Translate a protobuf message to Google's RPC array format. Many non-public Google services use an array wire format for protobuf messages where each field number is mapped to an index of an array (one-based).
The following protobuf message Message
gets translated to the array: [field1_value, field2_value]
.
Protobuf implementation:
syntax = "proto3";
message Message {
int32 field1 = 1;
string field2 = 2;
}
Python implementation:
import message_pb2
message = message_pb2.Message()
message.field1 = 77
message.field2 = "Hello World"
RPC array format:
[77, "Hello World"]
Since fields are mapped to indexes of an array, missing field numbers are included as None
or null
types.
Let's add a new field field3
to the protobuf message above, but with a number of 4
, skipping 3
.
syntax = "proto3";
message Message {
int32 field1 = 1;
string field2 = 2;
bool field3 = 4;
}
Python implementation remains the same, with the addition of enabling field3
.
message.field3 = True
RPC array format now includes None
or null
(serialized string) for the missing field 3
and the value of field3
in the array position 4
(one-based).
[77, "Hello World", null, True]
You can install the package directly from pypi:
pip install protobuf2arr
Assuming we have a protobuf message format defined as such:
syntax = "proto3";
package mypackage;
message TaskQueue {
int32 queue_id = 1;
string queue_name = 2;
repeated TaskItem items = 3;
message TaskItem {
int32 task_id = 1;
string task_name = 2;
string date = 4;
}
}
The message is transformed via protoc
to taskqueue_pb2.py
. Normal protobuf usage applies to the generated message:
import taskqueue_pb2
task_queue = taskqueue_pb2.TaskQueue()
task_queue.queue_id = 78
task_queue.queue_name = "redis:thread:tasks"
for i in range(2):
task = taskqueue_pb2.TaskQueue.TaskItem()
task.task_id = i + 1
task.task_name = f"cleanup:{i + 1}"
task.date = '2022-04-01'
task_queue.items.append(task)
print(task_queue)
This produces the standardize protobuf string representation:
queue_id: 78
queue_name: "redis:thread:tasks"
items {
task_id: 1
task_name: "cleanup:1"
date: "2022-04-01"
}
items {
task_id: 2
task_name: "cleanup:2"
date: "2022-04-01"
}
However, when we serialize the protobuf message to an array serialize_msg2arr(task_queue)
, we get the following:
[78, 'redis:thread:tasks', [[1, 'cleanup:1', '2022-04-01'], [2, 'cleanup:2', '2022-04-01']]]

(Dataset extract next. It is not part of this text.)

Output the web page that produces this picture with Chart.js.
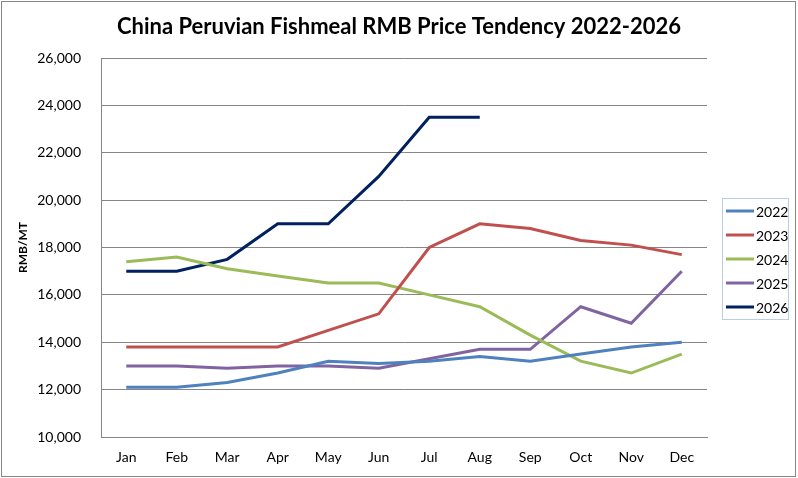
<!DOCTYPE html>
<html>
<head>
<meta charset="utf-8">
<script src="https://cdn.jsdelivr.net/npm/chart.js@4"></script>
<style>
html,body{margin:0;padding:0;background:#fff;}
#wrap{width:798px;height:478px;position:relative;}
</style>
</head>
<body>
<div id="wrap"><canvas id="c" width="798" height="478"></canvas></div>
<script>
const months = ['Jan','Feb','Mar','Apr','May','Jun','Jul','Aug','Sep','Oct','Nov','Dec'];
const seriesNames = ['2022','2023','2024','2025','2026'];
const s2022 = [12100,12100,12300,12700,13200,13100,13200,13400,13200,13500,13800,14000];
const s2023 = [13800,13800,13800,13800,14500,15200,18000,19000,18800,18300,18100,17700];
const s2024 = [17400,17600,17100,16800,16500,16500,16000,15500,14300,13200,12700,13500];
const s2025 = [13000,13000,12900,13000,13000,12900,13300,13700,13700,15500,14800,17000];
const s2026 = [17000,17000,17500,19000,19000,21000,23500,23500,null,null,null,null];
const yTicks = [10000,12000,14000,16000,18000,20000,22000,24000,26000];
const titleText = 'China Peruvian Fishmeal RMB Price Tendency 2022-2026';
const yTitle = 'RMB/MT';

const colors = ['#4F81BD','#C0504D','#9BBB59','#8064A2','#002060'];
const allSeries = [s2022,s2023,s2024,s2025,s2026];

const deco = {
  id:'deco',
  afterDraw(chart){
    const ctx = chart.ctx;
    ctx.save();
    ctx.strokeStyle = '#868686';
    ctx.lineWidth = 1;
    ctx.strokeRect(1.5,1.5,794,475);
    ctx.fillStyle = '#000';
    ctx.font = 'bold 22px Lato';
    ctx.textAlign = 'center';
    ctx.textBaseline = 'middle';
    ctx.fillText(titleText, 399, 27);
    const lx = 722, ly = 198, lw = 66, lh = 121;
    ctx.strokeStyle = '#B9CDE5';
    ctx.strokeRect(lx+0.5, ly+0.5, lw, lh);
    ctx.font = '14px Lato';
    ctx.textAlign = 'left';
    chart.data.datasets.forEach((ds,i)=>{
      const y = 211 + i*24;
      ctx.strokeStyle = ds.borderColor;
      ctx.lineWidth = 3;
      ctx.beginPath();
      ctx.moveTo(726,y);
      ctx.lineTo(754,y);
      ctx.stroke();
      ctx.fillStyle = '#000';
      ctx.fillText(ds.label, 756, y+1);
    });
    ctx.restore();
  }
};

new Chart(document.getElementById('c'), {
  type:'line',
  data:{
    labels: months,
    datasets: seriesNames.map((n,i)=>({
      label:n,
      data: allSeries[i],
      borderColor: colors[i],
      backgroundColor: colors[i],
      borderWidth: 3,
      pointRadius: 0,
      tension: 0,
      spanGaps: false
    }))
  },
  options:{
    responsive:false,
    animation:false,
    devicePixelRatio:1,
    layout:{padding:{top:58,right:91,bottom:0,left:0}},
    plugins:{legend:{display:false},title:{display:false},tooltip:{enabled:false}},
    scales:{
      x:{
        offset:true,
        grid:{display:false, drawTicks:false},
        border:{display:true,color:'#868686',width:1},
        ticks:{color:'#000',font:{family:'Lato',size:14},padding:12,maxRotation:0},
        afterFit(s){ s.height = 41; }
      },
      y:{
        min:10000,max:26000,
        afterBuildTicks(s){ s.ticks = yTicks.map(v=>({value:v})); },
        grid:{color:'#868686',drawTicks:false,lineWidth:1},
        border:{display:true,color:'#868686',width:1},
        ticks:{color:'#000',font:{family:'Lato',size:14},padding:20,
          callback:(v)=>v.toLocaleString('en-US')},
        title:{display:true,text:yTitle,color:'#000',font:{family:'Lato',size:12,weight:'bold'},padding:{top:16,bottom:0}},
        afterFit(s){ s.width = 101; }
      }
    }
  },
  plugins:[deco]
});
</script>
</body>
</html>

Consider the empty state for the task queue with a single empty task.
task_queue = taskqueue_pb2.TaskQueue()
task_queue.items.append(taskqueue_pb2.TaskQueue.TaskItem())
serialize_msg2arr(task_queue)
[0, '', [[0, '', '']]]
Protobuf fields empty state is their type default, so 0
for int32
and the empty string for string
. However, many Google api's require None
or null
for field empty states.
This library allows you to include a nullable
option on any field where the default value should be translated to a None
type. The nullable
custom option can be included either of two ways in your protobuf schema, the serializer only cares about the option name.
Declare the custom option inline in your proto file:
import "google/protobuf/descriptor.proto";
extend google.protobuf.FieldOptions {
optional string nullable = 50027;
}
The option extension number does not matter, so long as it is within the proper Protobuf field option range. Now you to tag your fields with this option and the specific value (string
) you want to be parsed to None
as such:
int32 queue_id = 1 [(nullable) = '0'];
Alteratively, you can define this custom option in a separate proto file and import it into your message.
nullable_option.proto:
syntax = "proto3";
package protobuf2arr;
import "google/protobuf/descriptor.proto";
extend google.protobuf.FieldOptions {
optional string nullable = 50027;
}
message.proto:
syntax = "proto3";
package mypackage;
import "nullable_option.proto"
message TaskQueue {
int32 queue_id = 1 [(nullable_option.nullable) = '0'];
}
Assume that we want to ignore the queue_name
and date
fields and send the None
or null
type when they are not set, we can use protobuf custom field options. Regardless of which method is choosen, we get the results:
message.py:
task_queue = taskqueue_pb2.TaskQueue()
task_queue.items.append(taskqueue_pb2.TaskQueue.TaskItem())
serialize_msg2arr(task_queue)
output:
[null, '', [[0, '', null]]]
Set the nullable
tag to the empty message state ''
to support lists of messages where an item is None
i.e the default state. Alternatively, more complicated default states are supported:
message.proto:
repeated TaskItem items = 3 [(nullable) = 'task_id: 1'];
message.py:
task_queue = taskqueue_pb2.TaskQueue()
task = taskqueue_pb2.TaskQueue.TaskItem()
task.task_id = 1
task_queue.items.append(task)
serialize_msg2arr(task_queue)
output:
[null, '', [null]]